The housing mortgage system currently in China has just started. Several cities have enacted legislation and regulations to provide guidelines for mortgage processing on real property. For instance, in Guangzhou, the local government published regulations handling mortgages and required domestic mortgage lender to be licensed by a central bank.

The maximum period of home loan repayment is 30 years. Prospective homebuyers are normally required to pay down 20 percent of the purchase price out of their own savings. It's not unusual to see buyers to put down as much as one-third or half of the cost of a new home in cash mainly thanks to the high saving rate (about 45%) and limited financing resources.

The biggest provider of home mortgage loans in China is the China Construction Bank (CCB). The housing loans made by the four state-owned commercial banks were RMB355.6 billion (about U.S. $43 billion) in 1999 according to a report. Of the total loans, RMB217.2 billion (about U.S. $26.3 billion) went to real estate developers and RMB 126 billion (U.S. $15.2 billion) to the mortgage loan sector accounting for about 35% of the country's overall real estate loan amount at the end of 1999.17 From January to November of 2000, the home mortgage loan amount was RMB 296 billion (about U.S. $36 billion). Since the market is so new that most homebuyers do not have significant collateral to back up a loan. Most banks require borrowers to have a guarantor. Foreign lenders are not allowed into home loan area at this time. But this will change after China's accession to the WTO.
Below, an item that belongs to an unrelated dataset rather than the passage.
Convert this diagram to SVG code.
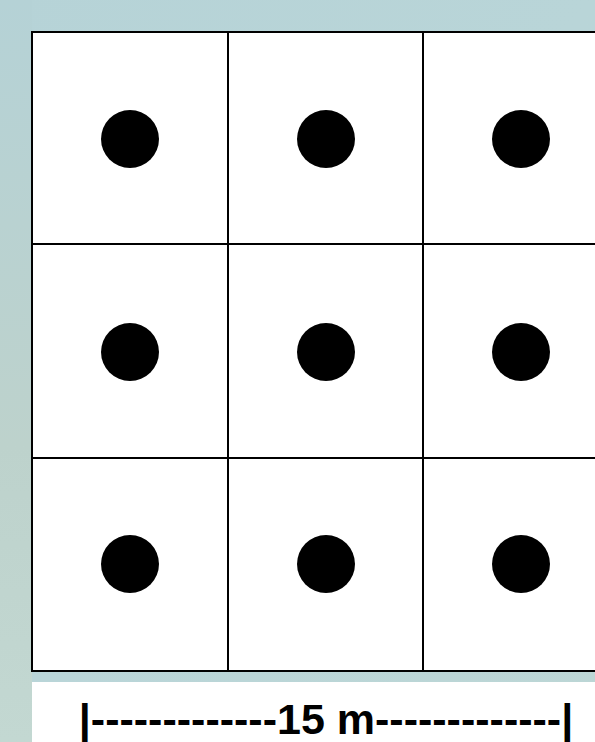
<svg xmlns="http://www.w3.org/2000/svg" width="595" height="742" viewBox="0 0 595 742">
  <defs>
    <linearGradient id="bg" x1="0" y1="0" x2="1" y2="1">
      <stop offset="0" stop-color="#b6d3d7"/>
      <stop offset="0.5" stop-color="#b9d5d8"/>
      <stop offset="1" stop-color="#bcd6d5"/>
    </linearGradient>
    <linearGradient id="side" x1="0" y1="0" x2="0" y2="1">
      <stop offset="0" stop-color="#b5d2d6"/>
      <stop offset="0.6" stop-color="#bdd2cc"/>
      <stop offset="1" stop-color="#c3d8d2"/>
    </linearGradient>
  </defs>
  <style>
    .cell { fill: #ffffff; stroke: #000000; stroke-width: 2; }
    .dot { fill: #000000; }
    .scale { font-family: "Liberation Sans", Arial, sans-serif; font-weight: bold; font-size: 43px; fill: #000000; }
  </style>
  <rect x="0" y="0" width="595" height="742" fill="url(#bg)"/>
  <rect x="0" y="0" width="32" height="742" fill="url(#side)"/>
  <g id="grid">
    <g id="cell-1-1"><rect class="cell" x="32" y="32" width="196" height="212"/><circle class="dot" cx="130" cy="139" r="29"/></g>
    <g id="cell-1-2"><rect class="cell" x="228" y="32" width="195" height="212"/><circle class="dot" cx="326" cy="139" r="29"/></g>
    <g id="cell-1-3"><rect class="cell" x="423" y="32" width="200" height="212"/><circle class="dot" cx="521" cy="139" r="29"/></g>
    <g id="cell-2-1"><rect class="cell" x="32" y="244" width="196" height="214"/><circle class="dot" cx="130" cy="352" r="29"/></g>
    <g id="cell-2-2"><rect class="cell" x="228" y="244" width="195" height="214"/><circle class="dot" cx="326" cy="352" r="29"/></g>
    <g id="cell-2-3"><rect class="cell" x="423" y="244" width="200" height="214"/><circle class="dot" cx="521" cy="352" r="29"/></g>
    <g id="cell-3-1"><rect class="cell" x="32" y="458" width="196" height="213"/><circle class="dot" cx="130" cy="564" r="29"/></g>
    <g id="cell-3-2"><rect class="cell" x="228" y="458" width="195" height="213"/><circle class="dot" cx="326" cy="564" r="29"/></g>
    <g id="cell-3-3"><rect class="cell" x="423" y="458" width="200" height="213"/><circle class="dot" cx="521" cy="564" r="29"/></g>
  </g>
  <g id="scale-label">
    <rect x="32" y="682" width="563" height="60" fill="#ffffff"/>
    <text class="scale" x="326" y="734" text-anchor="middle">|-------------15 m-------------|</text>
  </g>
</svg>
In addition to bank loans, city workers may also borrow money from the housing provident funds (Zufang Gongjijing) if their companies or work units are participants of the funds. The fund allows employees to contribute four to eight percent of their salaries into the fund. The employers then pay a matching five percent of payroll. The interest rate in the provident funds is usually lower than those offered by banks. By September of 2000, 67.77 million employees nationwide have joined housing provident funds.